日本原子力産業協会「原子力新年の集い」今井会長年頭挨拶

2020年1月9日

日時:2020年1月8日(水)11:30~
場所:東京プリンスホテル「鳳凰の間」

 新年明けましておめでとうございます。年頭にあたりご挨拶を申し上げます。

 福島の事故から今年は9年になります。この間、復興・再生へ向けた取り組みは着実に進展をして参りましたが、放射線への不安や福島の産品に対する風評被害など、取り組むべき課題は今なお残っております。原子力産業界の皆さまには、福島の更なる復興に向け、引き続きのご支援をお願い申し上げます。

 昨年は、日本を含め世界各地で数多くの異常気象による被害が発生し、気候変動に対する危機感は益々高まっております。異常気象の原因と思われる地球温暖化を防ぐためにも、二酸化炭素(CO2)を排出しない原子力発電の活用は必要不可欠であります。
 気候変動に関するパリ協定において、我が国は2030年度の温室効果ガス排出量を2013年度比で26%削減すると宣言いたしました。この目標達成において、原子力発電は重要なベースロード電源として位置付けられております。しかしながら、昨年新たに稼働した原子炉はゼロで、現在9基しか稼働しておりません。今年は、数基が止まる可能性もあります。そうした中で、CO2削減の国際公約を実現するためには、2030年時点で30基程度の稼働が必要となります。残るプラントの再稼働とともに、今後10年の間に運転期限を迎えるプラントも出てくるため、40年を超える運転期間の延長も確実に進めていかなければなりません。
 こうした取り組みについては、個社での対応にも限界があります。原子力産業界全体の効率性や機動性を高めるためにも、原子力エネルギー協議会(ATENA)を中心に据えた、規制当局との対話が進展することを期待いたします。
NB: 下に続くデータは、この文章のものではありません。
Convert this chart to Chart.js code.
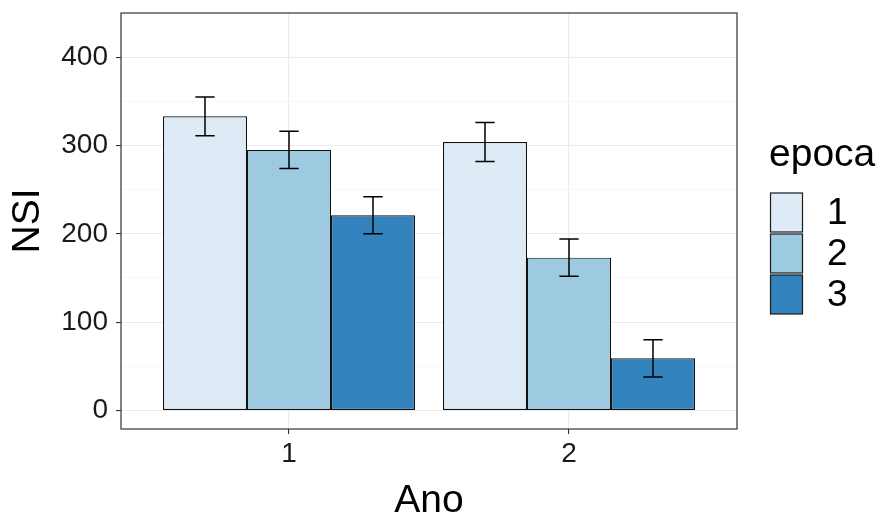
<!DOCTYPE html>
<html>
<head>
<meta charset="utf-8">
<script src="https://cdn.jsdelivr.net/npm/chart.js@4.4.1/dist/chart.umd.min.js"></script>
<style>
  html, body { margin: 0; padding: 0; background: #ffffff; }
  #wrap { width: 889px; height: 517px; position: relative; }
</style>
</head>
<body>
<div id="wrap"><canvas id="c" width="889" height="517"></canvas></div>
<script>
// Ano (x categories) and epoca (series)
const categories = ['1', '2'];
const seriesNames = ['1', '2', '3'];

// mean NSI per Ano, one array per epoca
const epoca1 = [333, 304];
const epoca2 = [295, 173];
const epoca3 = [221, 59];

// error bar half-lengths
const err1 = [22, 22];
const err2 = [21, 21];
const err3 = [21, 21];

const yTickLabels = [0, 100, 200, 300, 400];
const yMinorTicks = [50, 150, 250, 350];

const fills = ['#DEEBF7', '#9ECAE1', '#3182BD'];
const values = [epoca1, epoca2, epoca3];
const errors = [err1, err2, err3];

const FONT = "'Liberation Sans', Arial, sans-serif";

const datasets = seriesNames.map((name, i) => ({
  label: name,
  data: categories.map((c, j) => ({ x: j + 1, y: values[i][j] })),
  err: errors[i],
  backgroundColor: fills[i],
  borderColor: '#111111',
  borderWidth: 1.2,
  borderSkipped: false,
  categoryPercentage: 0.9,
  barPercentage: 1.0
}));

// error bars drawn from each bar element and the y scale
const errorBars = {
  id: 'errorBars',
  afterDatasetsDraw(chart) {
    const ctx = chart.ctx;
    const y = chart.scales.y;
    ctx.save();
    ctx.strokeStyle = '#000000';
    ctx.lineWidth = 1.5;
    chart.data.datasets.forEach((ds, i) => {
      const meta = chart.getDatasetMeta(i);
      meta.data.forEach((el, j) => {
        const v = ds.data[j].y, e = ds.err[j];
        const top = y.getPixelForValue(v + e);
        const bot = y.getPixelForValue(v - e);
        const half = el.width * 0.115;
        ctx.beginPath();
        ctx.moveTo(el.x, top); ctx.lineTo(el.x, bot);
        ctx.moveTo(el.x - half, top); ctx.lineTo(el.x + half, top);
        ctx.moveTo(el.x - half, bot); ctx.lineTo(el.x + half, bot);
        ctx.stroke();
      });
    });
    ctx.restore();
  }
};

// panel frame plus the epoca legend at the right
const frameAndLegend = {
  id: 'frameAndLegend',
  afterDraw(chart) {
    const ctx = chart.ctx;
    const a = chart.chartArea;
    ctx.save();
    ctx.strokeStyle = '#333333';
    ctx.lineWidth = 1.2;
    ctx.strokeRect(a.left, a.top, a.right - a.left, a.bottom - a.top);

    const lx = a.right + 33;
    const keyW = 33, keyH = 41;
    const midY = (a.top + a.bottom) / 2;
    const keysTop = midY - 29;
    ctx.fillStyle = '#000000';
    ctx.font = '39px ' + FONT;
    ctx.textAlign = 'left';
    ctx.textBaseline = 'alphabetic';
    ctx.fillText('epoca', lx - 1, keysTop - 26);

    seriesNames.forEach((name, i) => {
      const ky = keysTop + i * keyH;
      ctx.fillStyle = fills[i];
      ctx.fillRect(lx + 0.5, ky + 1, keyW - 1, keyH - 2);
      ctx.strokeStyle = '#1a1a1a';
      ctx.lineWidth = 1.2;
      ctx.strokeRect(lx + 0.5, ky + 1, keyW - 1, keyH - 2);
      ctx.fillStyle = '#000000';
      ctx.font = '37px ' + FONT;
      ctx.textBaseline = 'middle';
      ctx.fillText(name, lx + keyW + 24, ky + keyH / 2 + 1);
    });
    ctx.restore();
  }
};

new Chart(document.getElementById('c'), {
  type: 'bar',
  data: { datasets },
  plugins: [errorBars, frameAndLegend],
  options: {
    responsive: false,
    animation: false,
    layout: { padding: { left: 0, top: 13, right: 152, bottom: 0 } },
    plugins: { legend: { display: false }, tooltip: { enabled: false } },
    scales: {
      x: {
        type: 'linear',
        min: 0.4,
        max: 2.6,
        offset: false,
        afterBuildTicks(scale) {
          scale.ticks = categories.map((c, j) => ({ value: j + 1 }));
        },
        afterFit(scale) {
          scale.height = 88;
          scale.paddingLeft = 0;
          scale.paddingRight = 0;
        },
        ticks: {
          autoSkip: false,
          maxRotation: 0,
          padding: 3,
          color: '#1a1a1a',
          font: { family: FONT, size: 28 },
          callback: (v) => categories[Math.round(v) - 1]
        },
        grid: {
          offset: false,
          color: '#EBEBEB',
          lineWidth: 1.1,
          tickColor: '#333333',
          tickLength: 5
        },
        border: { display: false },
        title: {
          display: true,
          text: 'Ano',
          color: '#000000',
          font: { family: FONT, size: 39, lineHeight: 1.0 },
          padding: { top: 0, bottom: -4 }
        }
      },
      y: {
        min: -21,
        max: 450,
        afterBuildTicks(scale) {
          scale.ticks = yTickLabels.concat(yMinorTicks)
            .sort((p, q) => p - q)
            .map(v => ({ value: v }));
        },
        afterFit(scale) {
          scale.width = 121;
          scale.paddingTop = 0;
          scale.paddingBottom = 0;
        },
        ticks: {
          autoSkip: false,
          padding: 8,
          color: '#1a1a1a',
          font: { family: FONT, size: 28 },
          callback: (v) => (yTickLabels.includes(v) ? String(v) : '')
        },
        grid: {
          color: (c) => (c.tick && yTickLabels.includes(c.tick.value) ? '#EBEBEB' : '#F3F3F3'),
          lineWidth: (c) => (c.tick && yTickLabels.includes(c.tick.value) ? 1.1 : 0.7),
          tickColor: (c) => (c.tick && yTickLabels.includes(c.tick.value) ? '#333333' : 'rgba(0,0,0,0)'),
          tickLength: 5
        },
        border: { display: false },
        title: {
          display: true,
          text: 'NSI',
          color: '#000000',
          font: { family: FONT, size: 39, lineHeight: 1.2 },
          padding: { top: 5, bottom: 0 }
        }
      }
    }
  }
});
</script>
</body>
</html>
 今年は、第6次エネルギー基本計画の策定に向けた議論が開始されると思われます。現行の第5次基本計画では、原子力依存度を低減するとし、原子力発電の新増設やリプレースへの言及はありませんでした。昨今の世界情勢を踏まえると、温室効果ガスの排出削減だけでなく、エネルギー供給・安全保障上も原子力発電の重要性は益々高まっております。原子力発電活用の意義をいま一度確認するためにも、政府には長期的な視点に立った、エネルギー・原子力政策の策定をお願いしたいと思います。

 資源の乏しい我が国では、原子燃料サイクルの確立が欠かせません。原子力発電から出た廃棄物を再処理し、取り出したプルトニウムを燃料として使うとともに、廃棄物の減容化、有害度の低減が可能です。六ヶ所再処理工場を早期に稼働させていただきたいと思います。
 高レベル放射性廃棄物の最終処分場については、数年前から国が直接前面に立ち、原子力発電環境整備機構(NUMO)と共に取り組みを進めておりますが、原子力産業界全体で支援していく必要があります。

 原子力に関する多くの課題解決と放射線利用を含む原子力技術の将来にわたる発展のためには、人材の確保・育成が急務であります。欧米では、小型モジュール炉等の次世代型原子炉の開発が進んでおりますが、こうした新たなプロジェクトには人材を惹きつける魅力があります。我が国でも原子力イノベーションの促進に向け、昨年「革新的原子力技術開発予算」が設けられ、補助金による支援事業が開始されました。国際的な潮流に我が国が取り残されることがないよう、イノベーション創出に向けた産官学の一層の連携が必要であります。
 また、技術開発の初期段階から規制当局に関与いただくことにより、事業者やメーカーの予見性の向上、効率的な審査が可能となります。革新的な原子力発電技術を結実させていくためにも、規制当局には早期から関与いただけることを期待いたします。

 将来にわたって日本のエネルギー供給を支えていくためには、原子力発電が欠かせません。このため、低炭素、長期的経済性、安定供給といった原子力発電が持つ価値を産業界全体で丁寧に伝え、国民の理解と信頼を得ていくことが必要であります。
 当協会といたしましては会員の皆様、会場にお越しの皆様のご支援を頂戴しながら、原子力産業界全体の発展に資する取り組みを、今後とも積極的に展開してまいります。特に次の3点、「地域・国民理解の促進」、「産業の活性化に向けた人材の確保・育成」、「国際協力活動の推進」に向け、最大限の努力をすることをお誓い申し上げ、新年の挨拶とさせて頂きます。

 ご清聴ありがとうございました。